Much has been made of the fact that the Chinese and American presidents are meeting in informal surroundings on Friday at the Sunnylands retreat, the former estate of Walter Annenberg in Rancho Mirage, California. Protocol will be kept to a minimum and the presidents will meet in short-sleeved shirts.
Chinese officials are usually extremely pedantic about protocol when senior leaders travel abroad, especially when the head of state visits the US. As Susan V Lawrence noted before Xi visited Washington, DC as vice-president in February 2012, Chinese officials want to ensure that the image projected back to domestic audiences is one of a Chinese leader who is able to 'hold his own with the US president and command international respect.'
This matters enormously because the images can be used within the Communist Party to demonstrate US respect for the leader, and thus boost his stature.

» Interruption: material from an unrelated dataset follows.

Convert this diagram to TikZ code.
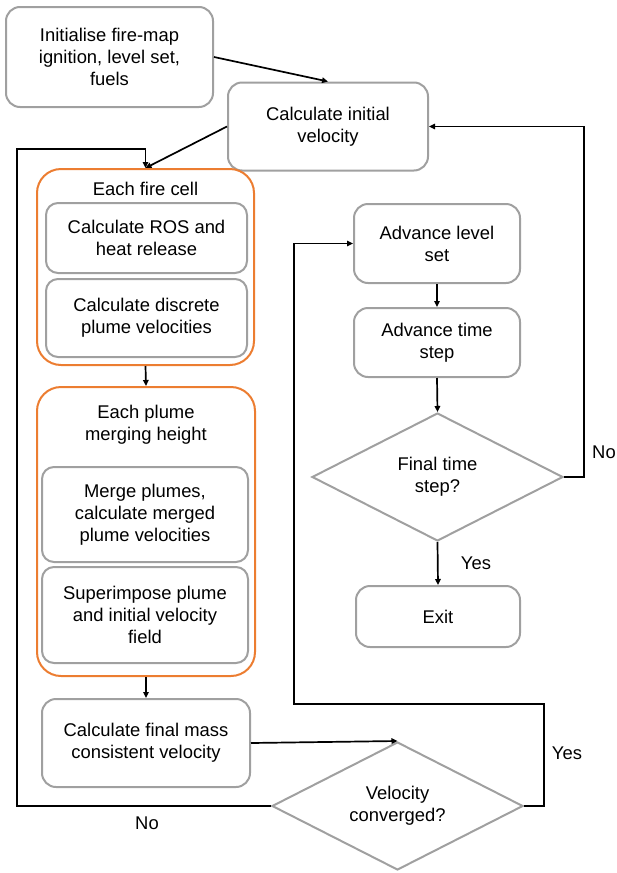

So, why has Xi agreed to this informal setting for his first visit to the US as China's president? Since becoming China's top leader last November, Xi has made it clear that he wants to distinguish himself from his predecessor, Hu Jintao. Hu was known for his stiff, cardboard-like persona. When Xi walked on to the stage for the first time as head of the Chinese Communist Party he was smiling and he gave a speech using ordinary language (without mentioning Marxism a single time). Xi espouses confidence and a jovial demeanour.
Chinese officials' insistence on formality is in part a reflection of the formalistic rituals which were an inherent part of interaction in Chinese traditional and hierarchal society. But I have always interpreted the near-obsession of officials in modern China with protocol as a sign of Chinese insecurity. Despite China's rise, Beijing's leaders continuously seek respect from the West and the US in particular. If Xi is feeling more confident or, more importantly, wants to be perceived as confident and secure in his position, there's no reason to be so insistent on protocol or formality issues.
Will the informal setting make a difference? It could. The intention of the two-day retreat is for the presidents to get to know each other and start building personal trust. There is a bigger chance of this happening if they are not boxed in by formal procedures and protocol.
At least Xi won't suffer the fate of Hu Jintao, who on his first visit to the US as head of state in 2006 was heckled by a Falun Gong protester during the welcome ceremony on the south lawn of the White House. A little later he had to suffer the humiliation of the White House announcer confusing the official name of China with that of Taiwan (Republic of China) when introducing the national anthem.